• [Problem to work on] Reproduce the listing below exactly, beginning with its first line and ending with the line that holds "const chart = echarts.init(chartDom);"; pictures are not part of the copy.

— start Recorded data —

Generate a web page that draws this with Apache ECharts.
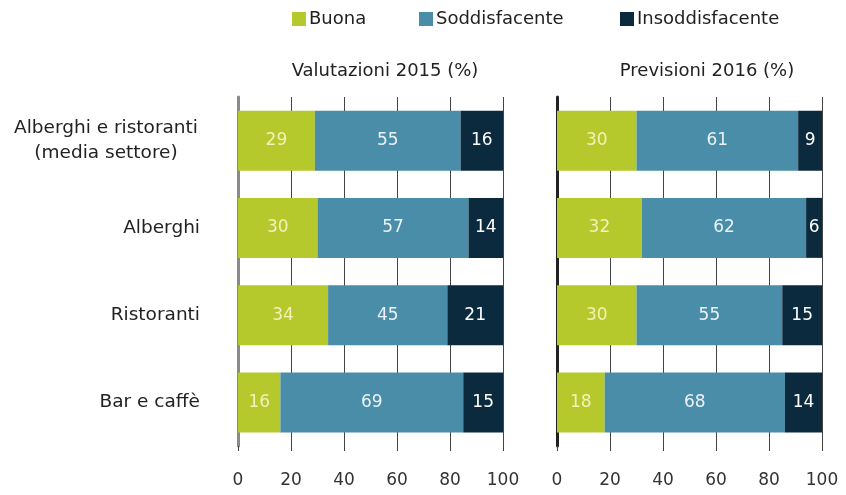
<!DOCTYPE html>
<html>
<head>
<meta charset="utf-8">
<script src="https://cdn.jsdelivr.net/npm/echarts@6/dist/echarts.min.js"></script>
<style>
  html, body { margin: 0; padding: 0; background: #fff; }
  #chart { width: 846px; height: 495px; }
</style>
</head>
<body>
<div id="chart"></div>
<script>
// categorie e valori (%)
const categories = ['Alberghi e ristoranti\n(media settore)', 'Alberghi', 'Ristoranti', 'Bar e caffè'];
const seriesNames = ['Buona', 'Soddisfacente', 'Insoddisfacente'];
const colors = ['#b5c92c', '#4a8da8', '#0b2a3e'];
const labelColors = ['#f3f1b8', '#eaf2f5', '#ffffff'];

const valutazioni2015 = {
  buona: [29, 30, 34, 16],
  soddisfacente: [55, 57, 45, 69],
  insoddisfacente: [16, 14, 21, 15]
};
const previsioni2016 = {
  buona: [30, 32, 30, 18],
  soddisfacente: [61, 62, 55, 68],
  insoddisfacente: [9, 6, 15, 14]
};
const panelTitles = ['Valutazioni 2015 (%)', 'Previsioni 2016 (%)'];
const xTicks = [0, 20, 40, 60, 80, 100];

const font = 'DejaVu Sans';

let chartDom = document.getElementById('chart');
const chart = echarts.init(chartDom);

function xAxisFor(idx) {
  return {
    gridIndex: idx,
    type: 'value',
    min: xTicks[0],
    max: xTicks[xTicks.length - 1],
    interval: 20,
    axisLine: { show: false },
    axisTick: { show: true, length: 5, lineStyle: { color: '#444', width: 1 } },
    splitLine: { show: true, lineStyle: { color: '#444', width: 1 } },
    axisLabel: { margin: 26, fontSize: 17, color: '#333', fontFamily: font }
  };
}

function yAxisFor(idx, showLabels, lineColor) {
  return {
    gridIndex: idx,
    type: 'category',
    inverse: true,
    data: categories,
    axisTick: { show: false },
    axisLine: { show: true, lineStyle: { color: lineColor, width: 3 } },
    axisLabel: {
      show: showLabels,
      margin: 38,
      fontSize: 18.5,
      lineHeight: 25,
      color: '#222',
      fontFamily: font,
      formatter(value) {
        if (value.indexOf('\n') < 0) return value;
        return value.split('\n').map(s => '{m|' + s + '}').join('\n');
      },
      rich: {
        m: { width: 188, align: 'center', fontSize: 18.5, lineHeight: 25, color: '#222', fontFamily: font }
      }
    }
  };
}

function barSeries(name, data, i, idx) {
  return {
    name: name,
    type: 'bar',
    stack: 'panel' + idx,
    xAxisIndex: idx,
    yAxisIndex: idx,
    barWidth: 60,
    data: data,
    itemStyle: { color: colors[i] },
    label: {
      show: true,
      position: 'inside',
      color: labelColors[i],
      fontSize: 17,
      fontFamily: font
    }
  };
}

const panels = [valutazioni2015, previsioni2016];
let series = [];
panels.forEach((p, idx) => {
  series.push(barSeries(seriesNames[0], p.buona, 0, idx));
  series.push(barSeries(seriesNames[1], p.soddisfacente, 1, idx));
  series.push(barSeries(seriesNames[2], p.insoddisfacente, 2, idx));
});

const legendLefts = [292, 419, 620];
const titleCenters = [380, 702];

let option = {
  animation: false,
  backgroundColor: '#fff',
  title: panelTitles.map((t, i) => ({
    text: t,
    left: titleCenters[i],
    textAlign: 'center',
    top: 57,
    textStyle: { fontSize: 18, fontWeight: 'normal', color: '#222', fontFamily: font }
  })),
  legend: seriesNames.map((n, i) => ({
    data: [n],
    left: legendLefts[i],
    top: 10,
    padding: 0,
    itemWidth: 14,
    itemHeight: 14,
    itemGap: 0,
    icon: 'rect',
    textStyle: { fontSize: 18, color: '#222', fontFamily: font, padding: [0, 0, 0, -2] }
  })),
  grid: [
    { left: 238, width: 265, top: 97, height: 349 },
    { left: 557, width: 265, top: 97, height: 349 }
  ],
  xAxis: [xAxisFor(0), xAxisFor(1)],
  yAxis: [yAxisFor(0, true, '#8a8a8a'), yAxisFor(1, false, '#222')],
  series: series
};

chart.setOption(option);
</script>
</body>
</html>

— end Recorded data —

• [Solution to this problem]
Generate a web page that draws this with Apache ECharts.
<!DOCTYPE html>
<html>
<head>
<meta charset="utf-8">
<script src="https://cdn.jsdelivr.net/npm/echarts@6/dist/echarts.min.js"></script>
<style>
  html, body { margin: 0; padding: 0; background: #fff; }
  #chart { width: 846px; height: 495px; }
</style>
</head>
<body>
<div id="chart"></div>
<script>
// categorie e valori (%)
const categories = ['Alberghi e ristoranti\n(media settore)', 'Alberghi', 'Ristoranti', 'Bar e caffè'];
const seriesNames = ['Buona', 'Soddisfacente', 'Insoddisfacente'];
const colors = ['#b5c92c', '#4a8da8', '#0b2a3e'];
const labelColors = ['#f3f1b8', '#eaf2f5', '#ffffff'];

const valutazioni2015 = {
  buona: [29, 30, 34, 16],
  soddisfacente: [55, 57, 45, 69],
  insoddisfacente: [16, 14, 21, 15]
};
const previsioni2016 = {
  buona: [30, 32, 30, 18],
  soddisfacente: [61, 62, 55, 68],
  insoddisfacente: [9, 6, 15, 14]
};
const panelTitles = ['Valutazioni 2015 (%)', 'Previsioni 2016 (%)'];
const xTicks = [0, 20, 40, 60, 80, 100];

const font = 'DejaVu Sans';

let chartDom = document.getElementById('chart');
const chart = echarts.init(chartDom);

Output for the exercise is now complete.